In a turn of events, Hades is traced in Wales, and her aunt and uncle are rescued along with the Prose Portal. Jane is returned to the novel, but she realises her aunt is stuck in a Wordsworth poem. “I think Wordsworth was as surprised to see me as I was him. It can’t be usual to go to your favorite memory only to find someone already there, admiring the view ahead of you.” 

Hades goes into the original script of Jane Eyre with the Wordsworth paper in which Thursday’s aunt is imprisoned. Therefore, Thursday is forced to chase down Hades. She spends several weeks in the novel, so the book can rewrite itself. Time passes much quicker in the outside world compared to within the novel. However, Thursday is able to kill Hades and she recovers the paper that is currently imprisoning her aunt. 

Unfortunatly, in the process, Thornfield Hall is burnt to the ground, Bertha falls to her death and Rochester is seriously injured. Thursday learns that the characters in the book must continually relive their lives, with full awareness of how the plot develops, and are unable to alter anything that happens. This means that Rochester must continually experience the devastating sense of loss when Jane runs away from him. Because Rochester helped Thursday, she wishes to do the same and resolves to change the ending of the book to a happy one. She changes the events to reunite Jane with Rochester (she alters the ending to match the actual end of the Jane Eyre). 

As she returns to her own world, Thursday uses the Prose Portal to release her aunt. Goliath hasn’t been able to perfect Stonk into a working weapon, therefore with the deadline looming to deliver the weapons to the military, they resolve to use the Prose Portal to extract Stonk from the weapon manual. Thursday reluctantly agrees, but switches the book to Poe’s The Raven. Her uncle decides it is best to destroy the portal. 
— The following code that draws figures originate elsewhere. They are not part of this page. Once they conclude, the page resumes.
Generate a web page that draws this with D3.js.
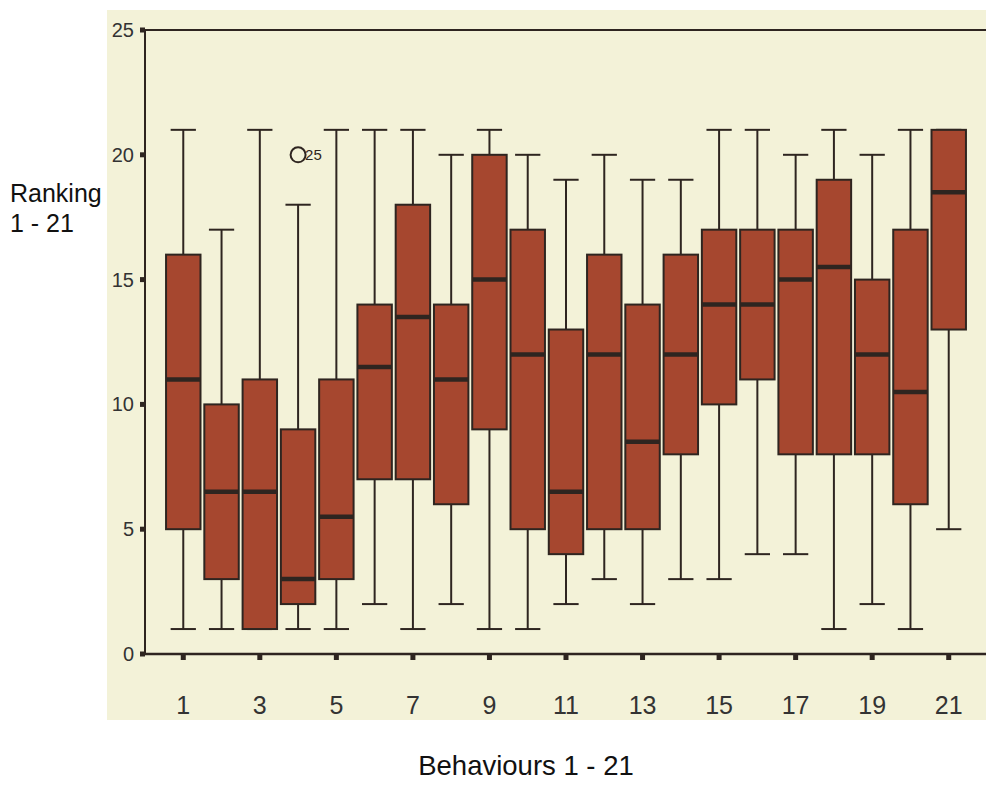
<!DOCTYPE html>
<html>
<head>
<meta charset="utf-8">
<script src="https://cdn.jsdelivr.net/npm/d3@7"></script>
<style>
  body { margin: 0; background: #fff; }
  svg { display: block; }
  text { font-family: "Liberation Sans", Arial, sans-serif; }
</style>
</head>
<body>
<script>
// behaviours 1..21, rankings
var behaviours = d3.range(1, 22);
var whiskerLow  = [1, 1, 1, 1, 1, 2, 1, 2, 1, 1, 2, 3, 2, 3, 3, 4, 4, 1, 2, 1, 5];
var q1          = [5, 3, 1, 2, 3, 7, 7, 6, 9, 5, 4, 5, 5, 8, 10, 11, 8, 8, 8, 6, 13];
var medians     = [11, 6.5, 6.5, 3, 5.5, 11.5, 13.5, 11, 15, 12, 6.5, 12, 8.5, 12, 14, 14, 15, 15.5, 12, 10.5, 18.5];
var q3          = [16, 10, 11, 9, 11, 14, 18, 14, 20, 17, 13, 16, 14, 16, 17, 17, 17, 19, 15, 17, 21];
var whiskerHigh = [21, 17, 21, 18, 21, 21, 21, 20, 21, 20, 19, 20, 19, 19, 21, 21, 20, 21, 20, 21, 21];
var outliers = [{ behaviour: 4, value: 20, label: "25" }];
var yTicks = [0, 5, 10, 15, 20, 25];
var xTicks = [1, 3, 5, 7, 9, 11, 13, 15, 17, 19, 21];

var W = 986, H = 786;
var bg = "#f3f2d8", fill = "#a6472f", ink = "#2e2520";

var svg = d3.select("body").append("svg")
  .attr("width", W)
  .attr("height", H);

// paper panel
svg.append("rect")
  .attr("x", 107).attr("y", 10)
  .attr("width", W - 107).attr("height", 710)
  .attr("fill", bg);

var x = d3.scaleLinear().domain([0, 22]).range([145, 987]);
var y = d3.scaleLinear().domain([0, 25]).range([654, 30]);
var step = x(1) - x(0);
var boxW = step * 0.9;
var capW = step * 0.66;

var data = behaviours.map(function (b, i) {
  return { b: b, lo: whiskerLow[i], q1: q1[i], med: medians[i], q3: q3[i], hi: whiskerHigh[i] };
});

// axes frame
svg.append("line")
  .attr("x1", x(0)).attr("x2", x(22))
  .attr("y1", y(25)).attr("y2", y(25))
  .attr("stroke", ink).attr("stroke-width", 2);
svg.append("line")
  .attr("x1", x(0)).attr("x2", x(0))
  .attr("y1", y(25)).attr("y2", y(0) + 1)
  .attr("stroke", ink).attr("stroke-width", 2);
svg.append("line")
  .attr("x1", x(0) - 5).attr("x2", x(22))
  .attr("y1", y(0)).attr("y2", y(0))
  .attr("stroke", ink).attr("stroke-width", 2.5);

// y ticks
svg.selectAll(".ytick")
  .data(yTicks)
  .enter().append("rect")
  .attr("class", "ytick")
  .attr("x", x(0) - 5).attr("y", function (d) { return y(d) - 2.5; })
  .attr("width", 5).attr("height", 5)
  .attr("fill", ink);
svg.selectAll(".ylab")
  .data(yTicks)
  .enter().append("text")
  .attr("class", "ylab")
  .attr("x", 134).attr("y", function (d) { return y(d) + 7; })
  .attr("text-anchor", "end")
  .attr("font-size", 20)
  .attr("fill", "#333")
  .text(function (d) { return d; });

// x ticks
svg.selectAll(".xtick")
  .data(xTicks)
  .enter().append("rect")
  .attr("class", "xtick")
  .attr("x", function (d) { return x(d) - 2.5; }).attr("y", y(0) + 1)
  .attr("width", 5).attr("height", 5)
  .attr("fill", ink);
svg.selectAll(".xlab")
  .data(xTicks)
  .enter().append("text")
  .attr("class", "xlab")
  .attr("x", function (d) { return x(d); }).attr("y", 714)
  .attr("text-anchor", "middle")
  .attr("font-size", 25)
  .attr("fill", "#333")
  .text(function (d) { return d; });

var g = svg.selectAll(".box")
  .data(data)
  .enter().append("g")
  .attr("class", "box");

// whiskers
g.append("line")
  .attr("x1", function (d) { return x(d.b); }).attr("x2", function (d) { return x(d.b); })
  .attr("y1", function (d) { return y(d.hi); }).attr("y2", function (d) { return y(d.q3); })
  .attr("stroke", ink).attr("stroke-width", 2);
g.append("line")
  .attr("x1", function (d) { return x(d.b); }).attr("x2", function (d) { return x(d.b); })
  .attr("y1", function (d) { return y(d.q1); }).attr("y2", function (d) { return y(d.lo); })
  .attr("stroke", ink).attr("stroke-width", 2);
g.append("line")
  .attr("x1", function (d) { return x(d.b) - capW / 2; }).attr("x2", function (d) { return x(d.b) + capW / 2; })
  .attr("y1", function (d) { return y(d.hi); }).attr("y2", function (d) { return y(d.hi); })
  .attr("stroke", ink).attr("stroke-width", 2);
g.append("line")
  .attr("x1", function (d) { return x(d.b) - capW / 2; }).attr("x2", function (d) { return x(d.b) + capW / 2; })
  .attr("y1", function (d) { return y(d.lo); }).attr("y2", function (d) { return y(d.lo); })
  .attr("stroke", ink).attr("stroke-width", 2);

// boxes
g.append("rect")
  .attr("x", function (d) { return x(d.b) - boxW / 2; })
  .attr("y", function (d) { return y(d.q3); })
  .attr("width", boxW)
  .attr("height", function (d) { return y(d.q1) - y(d.q3); })
  .attr("fill", fill)
  .attr("stroke", ink).attr("stroke-width", 2);

// medians
g.append("line")
  .attr("x1", function (d) { return x(d.b) - boxW / 2; }).attr("x2", function (d) { return x(d.b) + boxW / 2; })
  .attr("y1", function (d) { return y(d.med); }).attr("y2", function (d) { return y(d.med); })
  .attr("stroke", ink).attr("stroke-width", 4.5);

// outlier
svg.selectAll(".outlier")
  .data(outliers)
  .enter().append("circle")
  .attr("class", "outlier")
  .attr("cx", function (d) { return x(d.behaviour); })
  .attr("cy", function (d) { return y(d.value); })
  .attr("r", 7.5)
  .attr("fill", "none")
  .attr("stroke", ink).attr("stroke-width", 2);
svg.selectAll(".outlab")
  .data(outliers)
  .enter().append("text")
  .attr("class", "outlab")
  .attr("x", function (d) { return x(d.behaviour) + 7; })
  .attr("y", function (d) { return y(d.value) + 5; })
  .attr("font-size", 15)
  .attr("fill", ink)
  .text(function (d) { return d.label; });

// axis titles
svg.append("text")
  .attr("x", 10).attr("y", 202)
  .attr("font-size", 25)
  .attr("fill", "#111")
  .text("Ranking");
svg.append("text")
  .attr("x", 10).attr("y", 232)
  .attr("font-size", 25)
  .attr("fill", "#111")
  .text("1 - 21");
svg.append("text")
  .attr("x", 526).attr("y", 775)
  .attr("text-anchor", "middle")
  .attr("font-size", 27.5)
  .attr("fill", "#111")
  .text("Behaviours 1 - 21");
</script>
</body>
</html>
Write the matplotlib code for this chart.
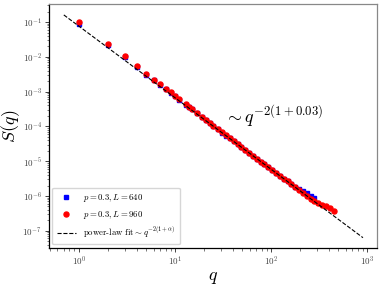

Next attends a debate with the supporters and opponents of the continuation of the Crimean War. She publically announces that the rifles do not work. This forces England to rethink its political position, which leads to peace negotiations, endings the war. (This does seem relatively simple!)

On a more personal note, Thursday goes up to the church where Park-Laine is about to marry another woman. However, Rochester’s lawyer interrupts the wedding, resulting in Thursday and Laine’s marriage instead. I found it quite sweet that Rochester helped her with her own love story, like Thursday helped him with his with Jane. 

The novel ends with concerns regarding work for Thursday. The public reaction to the new ending of Jane Eyre is positive, including from the Bronte society. However there are other repercussions, mainly Goliath’s fury. “The Goliath Corporation was to altruism what Genghis Khan was to soft furnishings.” 

The movement of time and universes is sometimes quite confusing, but I really did enjoy the fact that well known and loved characters are brought to life in a new way. It is a really interesting read. The adverts at the end of the book are also a really humorous touch. “Governments and fashions come and go but Jane Eyre is for all time.”